ENG | Advanced Use of the Logarithmic Slide Rule: Solved Word Problems

Introduction

Starting with simple examples and moving towards more complex ones is a widely accepted teaching method. However, I consider this approach to be somewhat redundant for our purposes, as the fundamentals of slide rule operations are extensively documented elsewhere (e.g. Slide Rule Calculations by Example)

The selected examples stem from intriguing discussions I’ve had with colleagues at work, which sparked my curiosity to explore these topics further.

Hopefully these two examples covered all common scales except trigonometric scales, cubic scales and quadratic scales which are easy to use.
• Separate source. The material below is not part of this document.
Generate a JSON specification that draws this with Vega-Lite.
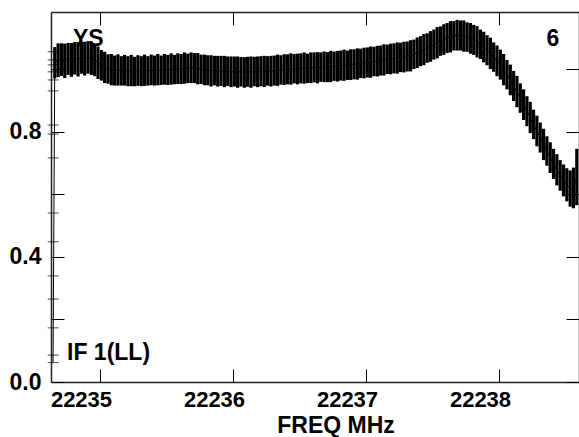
{
  "$schema": "https://vega.github.io/schema/vega-lite/v6.json",
  "width": 528,
  "height": 370,
  "autosize": "none",
  "padding": {"left": 51, "top": 12, "right": 0, "bottom": 55},
  "background": "white",
  "config": {
    "view": {"stroke": null},
    "font": "Liberation Sans",
    "axis": {"labelFont": "Liberation Sans", "titleFont": "Liberation Sans", "labelColor": "black", "titleColor": "black", "grid": false, "tickColor": "black", "tickWidth": 1, "domainColor": "#222", "domainWidth": 1.5}
  },
  "datasets": {
    "band": [
      {"f": 22234.647, "a": 0.062, "e": 0},
      {"f": 22234.66, "a": 1.02, "e": 0.05},
      {"f": 22234.685, "a": 1.028, "e": 0.054},
      {"f": 22234.71, "a": 1.03, "e": 0.052},
      {"f": 22234.735, "a": 1.026, "e": 0.055},
      {"f": 22234.76, "a": 1.032, "e": 0.051},
      {"f": 22234.785, "a": 1.029, "e": 0.054},
      {"f": 22234.81, "a": 1.034, "e": 0.052},
      {"f": 22234.835, "a": 1.031, "e": 0.055},
      {"f": 22234.86, "a": 1.036, "e": 0.051},
      {"f": 22234.885, "a": 1.033, "e": 0.054},
      {"f": 22234.91, "a": 1.037, "e": 0.052},
      {"f": 22234.935, "a": 1.034, "e": 0.053},
      {"f": 22234.96, "a": 1.028, "e": 0.051},
      {"f": 22234.985, "a": 1.02, "e": 0.052},
      {"f": 22235.01, "a": 1.012, "e": 0.049},
      {"f": 22235.035, "a": 1.005, "e": 0.05},
      {"f": 22235.06, "a": 1.0, "e": 0.047},
      {"f": 22235.085, "a": 0.998, "e": 0.05},
      {"f": 22235.11, "a": 0.995, "e": 0.048},
      {"f": 22235.135, "a": 0.997, "e": 0.05},
      {"f": 22235.16, "a": 0.994, "e": 0.047},
      {"f": 22235.185, "a": 0.996, "e": 0.049},
      {"f": 22235.21, "a": 0.993, "e": 0.048},
      {"f": 22235.235, "a": 0.995, "e": 0.05},
      {"f": 22235.26, "a": 0.992, "e": 0.047},
      {"f": 22235.285, "a": 0.995, "e": 0.049},
      {"f": 22235.31, "a": 0.993, "e": 0.048},
      {"f": 22235.335, "a": 0.996, "e": 0.05},
      {"f": 22235.36, "a": 0.994, "e": 0.047},
      {"f": 22235.385, "a": 0.997, "e": 0.049},
      {"f": 22235.41, "a": 0.995, "e": 0.048},
      {"f": 22235.435, "a": 0.998, "e": 0.05},
      {"f": 22235.46, "a": 0.996, "e": 0.047},
      {"f": 22235.485, "a": 0.999, "e": 0.049},
      {"f": 22235.51, "a": 0.997, "e": 0.048},
      {"f": 22235.535, "a": 1.0, "e": 0.05},
      {"f": 22235.56, "a": 0.998, "e": 0.047},
      {"f": 22235.585, "a": 1.001, "e": 0.049},
      {"f": 22235.61, "a": 1.0, "e": 0.048},
      {"f": 22235.635, "a": 1.003, "e": 0.05},
      {"f": 22235.66, "a": 1.002, "e": 0.047},
      {"f": 22235.685, "a": 1.004, "e": 0.049},
      {"f": 22235.71, "a": 1.003, "e": 0.048},
      {"f": 22235.735, "a": 1.001, "e": 0.05},
      {"f": 22235.76, "a": 0.999, "e": 0.047},
      {"f": 22235.785, "a": 0.997, "e": 0.049},
      {"f": 22235.81, "a": 0.996, "e": 0.048},
      {"f": 22235.835, "a": 0.994, "e": 0.05},
      {"f": 22235.86, "a": 0.995, "e": 0.047},
      {"f": 22235.885, "a": 0.993, "e": 0.049},
      {"f": 22235.91, "a": 0.994, "e": 0.048},
      {"f": 22235.935, "a": 0.992, "e": 0.05},
      {"f": 22235.96, "a": 0.993, "e": 0.047},
      {"f": 22235.985, "a": 0.991, "e": 0.049},
      {"f": 22236.01, "a": 0.992, "e": 0.048},
      {"f": 22236.035, "a": 0.99, "e": 0.05},
      {"f": 22236.06, "a": 0.991, "e": 0.047},
      {"f": 22236.085, "a": 0.989, "e": 0.049},
      {"f": 22236.11, "a": 0.991, "e": 0.048},
      {"f": 22236.135, "a": 0.99, "e": 0.05},
      {"f": 22236.16, "a": 0.992, "e": 0.047},
      {"f": 22236.185, "a": 0.991, "e": 0.049},
      {"f": 22236.21, "a": 0.993, "e": 0.048},
      {"f": 22236.235, "a": 0.992, "e": 0.05},
      {"f": 22236.26, "a": 0.994, "e": 0.047},
      {"f": 22236.285, "a": 0.993, "e": 0.049},
      {"f": 22236.31, "a": 0.995, "e": 0.048},
      {"f": 22236.335, "a": 0.996, "e": 0.05},
      {"f": 22236.36, "a": 0.997, "e": 0.047},
      {"f": 22236.385, "a": 0.998, "e": 0.049},
      {"f": 22236.41, "a": 0.999, "e": 0.048},
      {"f": 22236.435, "a": 1.0, "e": 0.05},
      {"f": 22236.46, "a": 1.001, "e": 0.047},
      {"f": 22236.485, "a": 1.0, "e": 0.049},
      {"f": 22236.51, "a": 1.002, "e": 0.048},
      {"f": 22236.535, "a": 1.003, "e": 0.05},
      {"f": 22236.56, "a": 1.002, "e": 0.047},
      {"f": 22236.585, "a": 1.004, "e": 0.049},
      {"f": 22236.61, "a": 1.005, "e": 0.048},
      {"f": 22236.635, "a": 1.004, "e": 0.05},
      {"f": 22236.66, "a": 1.006, "e": 0.047},
      {"f": 22236.685, "a": 1.007, "e": 0.049},
      {"f": 22236.71, "a": 1.006, "e": 0.048},
      {"f": 22236.735, "a": 1.008, "e": 0.05},
      {"f": 22236.76, "a": 1.009, "e": 0.047},
      {"f": 22236.785, "a": 1.009, "e": 0.049},
      {"f": 22236.81, "a": 1.011, "e": 0.048},
      {"f": 22236.835, "a": 1.012, "e": 0.05},
      {"f": 22236.86, "a": 1.012, "e": 0.047},
      {"f": 22236.885, "a": 1.014, "e": 0.049},
      {"f": 22236.91, "a": 1.015, "e": 0.048},
      {"f": 22236.935, "a": 1.016, "e": 0.05},
      {"f": 22236.96, "a": 1.018, "e": 0.047},
      {"f": 22236.985, "a": 1.019, "e": 0.049},
      {"f": 22237.01, "a": 1.021, "e": 0.048},
      {"f": 22237.035, "a": 1.022, "e": 0.05},
      {"f": 22237.06, "a": 1.024, "e": 0.047},
      {"f": 22237.085, "a": 1.025, "e": 0.049},
      {"f": 22237.11, "a": 1.027, "e": 0.048},
      {"f": 22237.135, "a": 1.029, "e": 0.05},
      {"f": 22237.16, "a": 1.031, "e": 0.047},
      {"f": 22237.185, "a": 1.032, "e": 0.049},
      {"f": 22237.21, "a": 1.034, "e": 0.048},
      {"f": 22237.235, "a": 1.035, "e": 0.05},
      {"f": 22237.26, "a": 1.037, "e": 0.047},
      {"f": 22237.285, "a": 1.038, "e": 0.049},
      {"f": 22237.31, "a": 1.04, "e": 0.048},
      {"f": 22237.335, "a": 1.042, "e": 0.05},
      {"f": 22237.36, "a": 1.047, "e": 0.047},
      {"f": 22237.385, "a": 1.052, "e": 0.049},
      {"f": 22237.41, "a": 1.057, "e": 0.048},
      {"f": 22237.435, "a": 1.062, "e": 0.05},
      {"f": 22237.46, "a": 1.067, "e": 0.047},
      {"f": 22237.485, "a": 1.072, "e": 0.049},
      {"f": 22237.51, "a": 1.078, "e": 0.048},
      {"f": 22237.535, "a": 1.084, "e": 0.05},
      {"f": 22237.56, "a": 1.089, "e": 0.047},
      {"f": 22237.585, "a": 1.094, "e": 0.049},
      {"f": 22237.61, "a": 1.099, "e": 0.048},
      {"f": 22237.635, "a": 1.103, "e": 0.05},
      {"f": 22237.66, "a": 1.106, "e": 0.047},
      {"f": 22237.685, "a": 1.108, "e": 0.049},
      {"f": 22237.71, "a": 1.107, "e": 0.048},
      {"f": 22237.735, "a": 1.105, "e": 0.05},
      {"f": 22237.76, "a": 1.102, "e": 0.047},
      {"f": 22237.785, "a": 1.098, "e": 0.049},
      {"f": 22237.81, "a": 1.093, "e": 0.048},
      {"f": 22237.835, "a": 1.087, "e": 0.05},
      {"f": 22237.86, "a": 1.079, "e": 0.047},
      {"f": 22237.885, "a": 1.07, "e": 0.049},
      {"f": 22237.91, "a": 1.06, "e": 0.048},
      {"f": 22237.935, "a": 1.05, "e": 0.05},
      {"f": 22237.96, "a": 1.038, "e": 0.047},
      {"f": 22237.985, "a": 1.026, "e": 0.049},
      {"f": 22238.01, "a": 1.014, "e": 0.048},
      {"f": 22238.035, "a": 0.998, "e": 0.05},
      {"f": 22238.06, "a": 0.982, "e": 0.047},
      {"f": 22238.085, "a": 0.965, "e": 0.049},
      {"f": 22238.11, "a": 0.946, "e": 0.048},
      {"f": 22238.135, "a": 0.928, "e": 0.05},
      {"f": 22238.16, "a": 0.907, "e": 0.047},
      {"f": 22238.185, "a": 0.886, "e": 0.049},
      {"f": 22238.21, "a": 0.865, "e": 0.048},
      {"f": 22238.235, "a": 0.845, "e": 0.05},
      {"f": 22238.26, "a": 0.823, "e": 0.047},
      {"f": 22238.285, "a": 0.802, "e": 0.049},
      {"f": 22238.31, "a": 0.781, "e": 0.048},
      {"f": 22238.335, "a": 0.759, "e": 0.05},
      {"f": 22238.36, "a": 0.738, "e": 0.047},
      {"f": 22238.385, "a": 0.717, "e": 0.049},
      {"f": 22238.41, "a": 0.697, "e": 0.048},
      {"f": 22238.435, "a": 0.678, "e": 0.05},
      {"f": 22238.46, "a": 0.66, "e": 0.049},
      {"f": 22238.485, "a": 0.644, "e": 0.051},
      {"f": 22238.51, "a": 0.63, "e": 0.053},
      {"f": 22238.535, "a": 0.618, "e": 0.058},
      {"f": 22238.56, "a": 0.62, "e": 0.065},
      {"f": 22238.585, "a": 0.655, "e": 0.09}
    ],
    "caps": [
      {"f": 22234.648, "a": 1.055},
      {"f": 22234.648, "a": 1.029},
      {"f": 22234.648, "a": 1.013},
      {"f": 22234.648, "a": 0.991},
      {"f": 22234.648, "a": 0.965},
      {"f": 22234.648, "a": 0.93},
      {"f": 22234.648, "a": 0.821},
      {"f": 22234.648, "a": 0.792},
      {"f": 22234.648, "a": 0.716},
      {"f": 22234.648, "a": 0.54},
      {"f": 22234.648, "a": 0.448},
      {"f": 22234.648, "a": 0.339},
      {"f": 22234.648, "a": 0.265},
      {"f": 22234.648, "a": 0.173},
      {"f": 22234.648, "a": 0.086},
      {"f": 22234.648, "a": 0.062}
    ],
    "labels": [
      {"f": 22234.797, "a": 1.072, "t": "YS"},
      {"f": 22238.358, "a": 1.072, "t": "6"},
      {"f": 22234.752, "a": 0.07, "t": "IF 1(LL)"}
    ]
  },
  "layer": [
    {
      "data": {"name": "band"},
      "mark": {"type": "errorbar", "thickness": 3.2, "color": "black"},
      "encoding": {
        "x": {
          "field": "f", "type": "quantitative",
          "scale": {"domain": [22234.6316, 22238.6015], "nice": false, "zero": false},
          "axis": {
            "orient": "bottom", "values": [22235, 22236, 22237, 22238], "format": "d",
            "ticks": true, "tickSize": -13, "domain": true, "labelPadding": 20, "labelOffset": -19,
            "labelFontSize": 22, "labelFontWeight": "bold", "labelFlush": false, "labelOverlap": false,
            "title": "FREQ MHz", "titleFontSize": 23, "titleFontWeight": "bold",
            "titleX": 284.5, "titleY": 50, "titleBaseline": "alphabetic", "titleAlign": "center", "titleAnchor": "start"
          }
        },
        "y": {
          "field": "a", "type": "quantitative",
          "scale": {"domain": [0, 1.1821], "nice": false, "zero": false},
          "axis": {
            "orient": "left", "values": [0, 0.2, 0.4, 0.6, 0.8, 1.0],
            "labelExpr": "round(datum.value * 10) % 4 == 0 ? format(datum.value, '.1f') : ''",
            "ticks": true, "tickSize": -13, "domain": true, "labelPadding": 23,
            "labelFontSize": 23, "labelFontWeight": "bold", "labelFlush": false, "labelOverlap": false,
            "title": null
          }
        },
        "yError": {"field": "e"}
      }
    },
    {
      "data": {"name": "band"},
      "mark": {"type": "line", "color": "black", "strokeWidth": 1},
      "encoding": {
        "x": {"field": "f", "type": "quantitative", "axis": null},
        "y": {"field": "a", "type": "quantitative", "axis": null}
      }
    },
    {
      "data": {"name": "caps"},
      "mark": {"type": "tick", "orient": "horizontal", "size": 11, "thickness": 1, "color": "black"},
      "encoding": {
        "x": {"field": "f", "type": "quantitative", "axis": null},
        "y": {"field": "a", "type": "quantitative", "axis": null}
      }
    },
    {
      "data": {"name": "labels"},
      "mark": {"type": "text", "align": "left", "baseline": "alphabetic", "fontSize": 23, "fontWeight": "bold", "font": "Liberation Sans", "color": "black"},
      "encoding": {
        "x": {
          "field": "f", "type": "quantitative",
          "axis": {"orient": "top", "values": [22235, 22236, 22237, 22238], "labels": false, "domain": true, "ticks": true, "tickSize": -13, "title": null}
        },
        "y": {
          "field": "a", "type": "quantitative",
          "axis": {"orient": "right", "values": [0, 0.2, 0.4, 0.6, 0.8, 1.0], "labels": false, "domain": true, "ticks": true, "tickSize": -13, "title": null}
        },
        "text": {"field": "t"}
      }
    }
  ],
  "resolve": {"axis": {"x": "independent", "y": "independent"}}
}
As always I believe this article is somewhat unique.

Having a slide rule in your hands is almost essential for following along. The article assumes familiarity with the device, using it to navigate through calculations that are both intriguing and applicable. If you’re not ready to use a slide rule for these examples, you might miss out on the practical insights offered. Or you may try virtual Slide Rule Simulator

I’d also like to recommend to read article about Reinventing logarithms and slide rule

Example 1: Hard Drive Life Expectancy

Background

We often see hard drives advertised with a lifespan measured in “MTBF” (mean time between failures). While this number might sound impressive, it’s important to understand what it really means.
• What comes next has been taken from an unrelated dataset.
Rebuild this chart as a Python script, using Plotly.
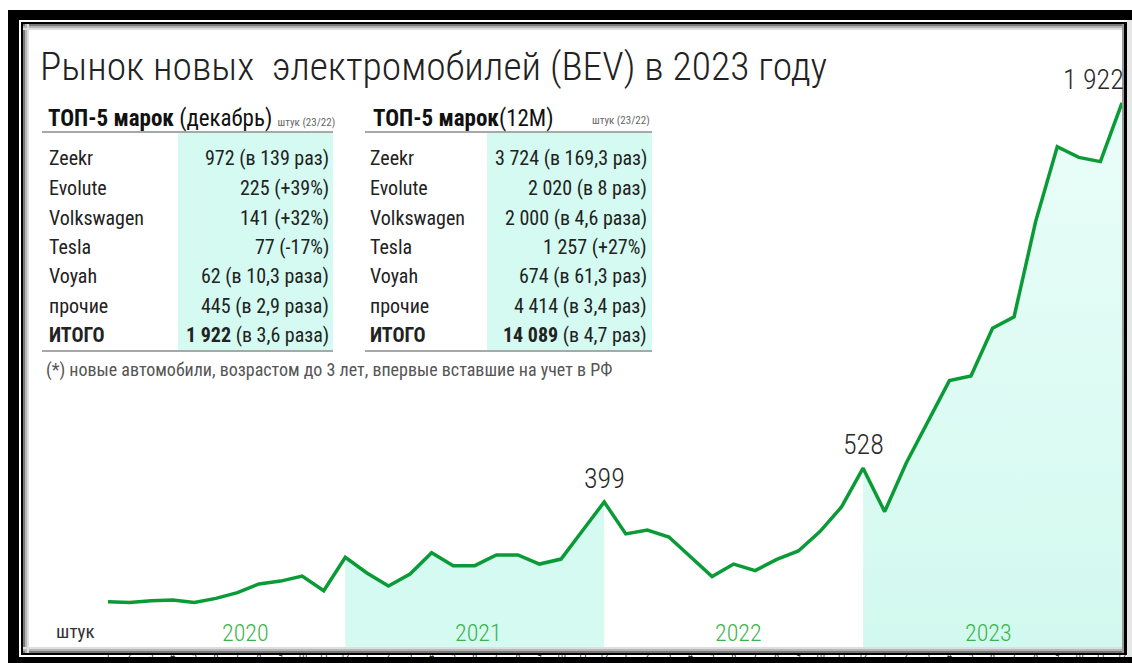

Consider the following example. We have hard drive that specifies 600000 hours between failures (MTBF) or mean time to failure (MTTF). This says that if we have 1000 hard drives, running for 600M hours total, there will be likely 1000 failures. It does not mean that all drives will fail, because failed ones will be replaced, but their average life expectancy.

In real life, hard drives tend to fail either early or after several years due to wear. If they have MTBF specified as high as 1.2 million hours, it looks good, but 137 years of continuous operation? I guess that drives that fail very early are excluded and statistics are made from hard drives that did not die in the first weeks and that do not run longer than months, because testing them for longer, before they are released to market is not realistic (no one will wait for 100 years). It’s akin to estimating human life expectancy based solely on mortality of people in twenties (11 deaths per 1000 according to WHO. This would suggest that people live roughly thousand years and actually even longer in developed countries.
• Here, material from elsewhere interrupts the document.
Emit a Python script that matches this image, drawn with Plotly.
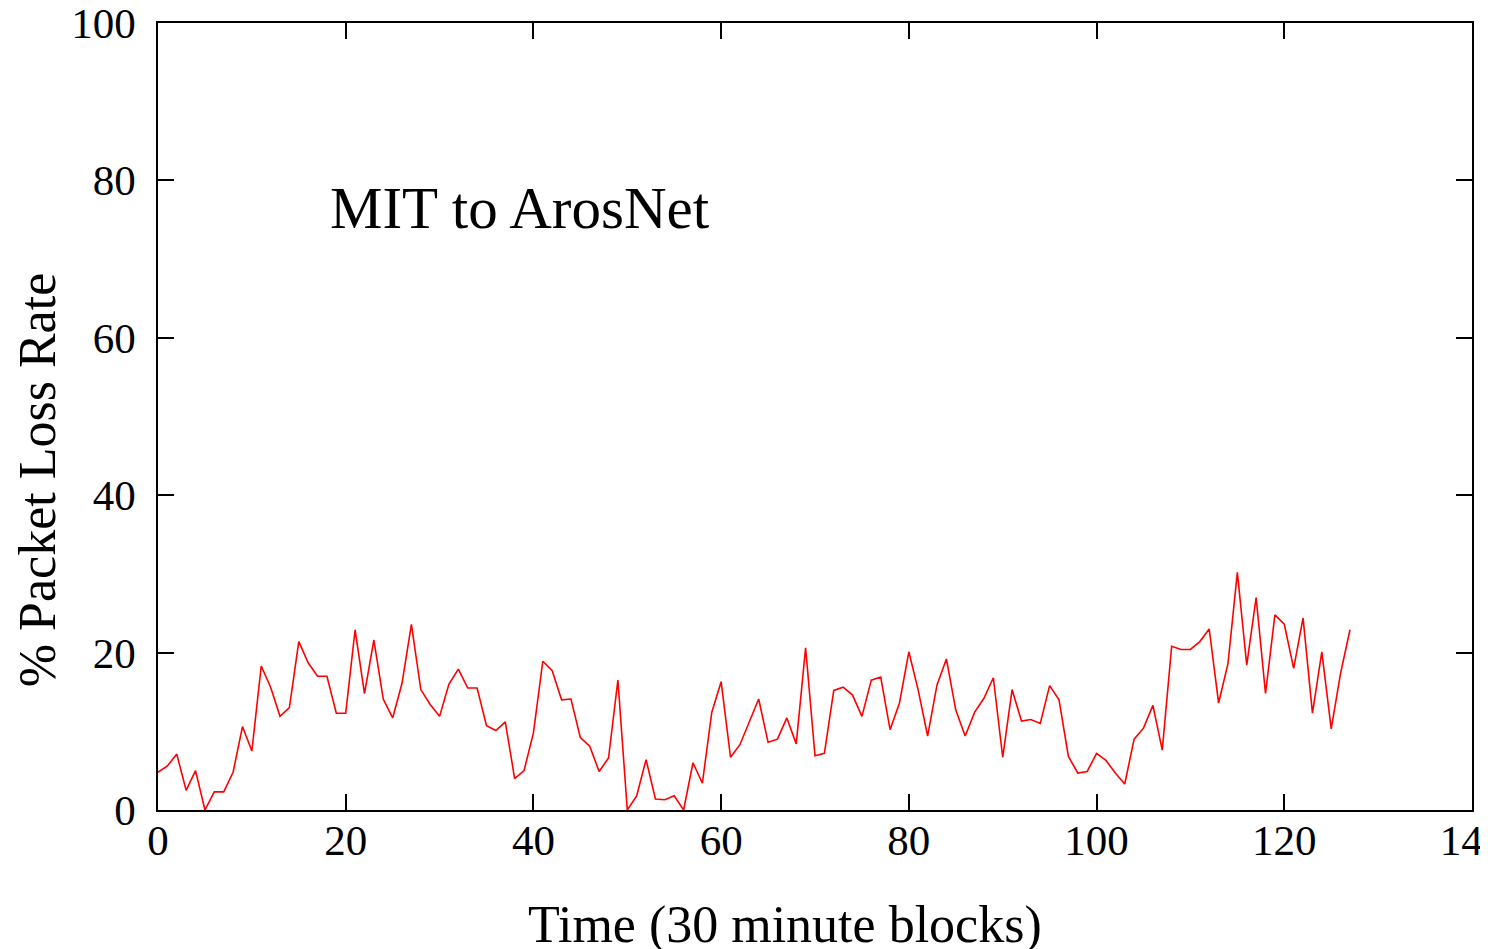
import plotly.graph_objects as go

time_blocks = list(range(128))
loss_rate = [
    4.8, 5.6, 7.1, 2.5, 5.0, 0.0, 2.3, 2.3, 4.8, 10.6,
    7.5, 18.3, 15.6, 11.9, 13.0, 21.4, 18.7, 17.0, 17.0, 12.3,
    12.3, 22.9, 14.8, 21.6, 14.1, 11.7, 16.1, 23.6, 15.3, 13.4,
    11.9, 16.0, 17.9, 15.5, 15.5, 10.7, 10.1, 11.2, 4.0, 5.0,
    9.8, 18.9, 17.7, 14.0, 14.1, 9.2, 8.1, 4.9, 6.6, 16.5,
    0.0, 1.8, 6.4, 1.4, 1.3, 1.8, 0.0, 6.0, 3.4, 12.4,
    16.3, 6.7, 8.3, 11.3, 14.1, 8.6, 9.0, 11.7, 8.4, 20.6,
    6.9, 7.2, 15.2, 15.6, 14.6, 11.9, 16.5, 16.9, 10.2, 13.6,
    20.1, 15.2, 9.4, 15.9, 19.2, 12.7, 9.4, 12.4, 14.2, 16.8,
    6.7, 15.3, 11.3, 11.5, 11.0, 15.8, 14.0, 6.8, 4.7, 4.9,
    7.2, 6.3, 4.7, 3.3, 9.0, 10.4, 13.3, 7.6, 20.8, 20.4,
    20.4, 21.4, 23.0, 13.6, 18.6, 30.2, 18.4, 27.0, 14.8, 24.8,
    23.6, 18.0, 24.4, 12.3, 20.1, 10.3, 17.4, 22.9,
]
x_ticks = [0, 20, 40, 60, 80, 100, 120, 140]
y_ticks = [0, 20, 40, 60, 80, 100]

FONT = "Liberation Serif"

fig = go.Figure()
fig.add_trace(go.Scatter(
    x=time_blocks, y=loss_rate, mode="lines",
    line=dict(color="#ff0000", width=1.6),
    showlegend=False,
))

axis_common = dict(
    showline=True, linecolor="black", linewidth=1.5, mirror="ticks",
    ticks="inside", ticklen=16, tickwidth=1.5, tickcolor="black",
    showgrid=False, zeroline=False, automargin=False,
    ticklabeloverflow="allow",
    tickfont=dict(family=FONT, size=43, color="black"),
)

fig.update_xaxes(
    range=[0, 140], tickvals=x_ticks, ticktext=[str(v) for v in x_ticks],
    ticklabelstandoff=-8,
    **axis_common,
)
fig.update_yaxes(
    range=[0, 100], tickvals=y_ticks, ticktext=[str(v) for v in y_ticks],
    ticklabelstandoff=12,
    **axis_common,
)

fig.add_annotation(
    x=18.1, y=76.5, xref="x", yref="y", text="MIT to ArosNet",
    showarrow=False, xanchor="left", yanchor="middle",
    font=dict(family=FONT, size=59, color="black"),
)
fig.add_annotation(
    x=0.477, y=-0.146, xref="paper", yref="paper", text="Time (30 minute blocks)",
    showarrow=False, xanchor="center", yanchor="middle",
    font=dict(family=FONT, size=52, color="black"),
)
fig.add_annotation(
    x=-0.0921, y=0.419, xref="paper", yref="paper", text="% Packet Loss Rate",
    showarrow=False, xanchor="center", yanchor="middle", textangle=-90,
    font=dict(family=FONT, size=52, color="black"),
)

fig.update_layout(
    width=1480, height=941,
    margin=dict(l=150, r=16, t=15, b=139),
    plot_bgcolor="white", paper_bgcolor="white",
)

fig.write_html("out.html")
For the sake of simplicity, we’ll assume that hard drives fail randomly, at constant rate, regardless of their age. With that assumption we can say that chance of failure is constant per any time unit and number of working drives decreases exponentially.

Harddrive life expectancy graph for 200000 hours MTBF

Article How Long Do Disk Drives Last? from Backblaze shows that chance of failure significantly increases after five years of non-stop service and there’s a article Estimating Drive Reliability in Desktop Computersand Consumer Electronics Systems from Seagate which mentions influence of temperature.

We have following questions:

1.1 How many years is 200k or 600k hours?

julia> 365*24
8760

julia> 200000/8760
22.831050228310502

Conversion between years and hours. As you can see slide rule can be used for proportions or unit conversions. Parallel computing! Click for higher resolution.

We aligned C,D scales moving slider to the left - this allows us to convert MTBF (time constant τ) in hours not only to MTBF in years, but also to decay constant λ=±1/τ (-1/MTBF) which is slope at time zero. It also gives “nicer” numbers such as 0.0438 instead of 22.831050.

1.2 What’s the chance that hard drive fails in one year (annualized failure rate, AFR)?

Equation for anualized failure rate is $ 1-e^{\left(-{8760/MTBF}\right)} $ or just $ 8760/MTBF $, because slope of the function is nearly linear, when MTBF is high. In time equal to MTBF, ratio of working drives is $ e^{-1} = 1/e = 0.367 $ and ratio of failed drives is $ 1-e^{-1} = 1-0.367 = 0.632 $.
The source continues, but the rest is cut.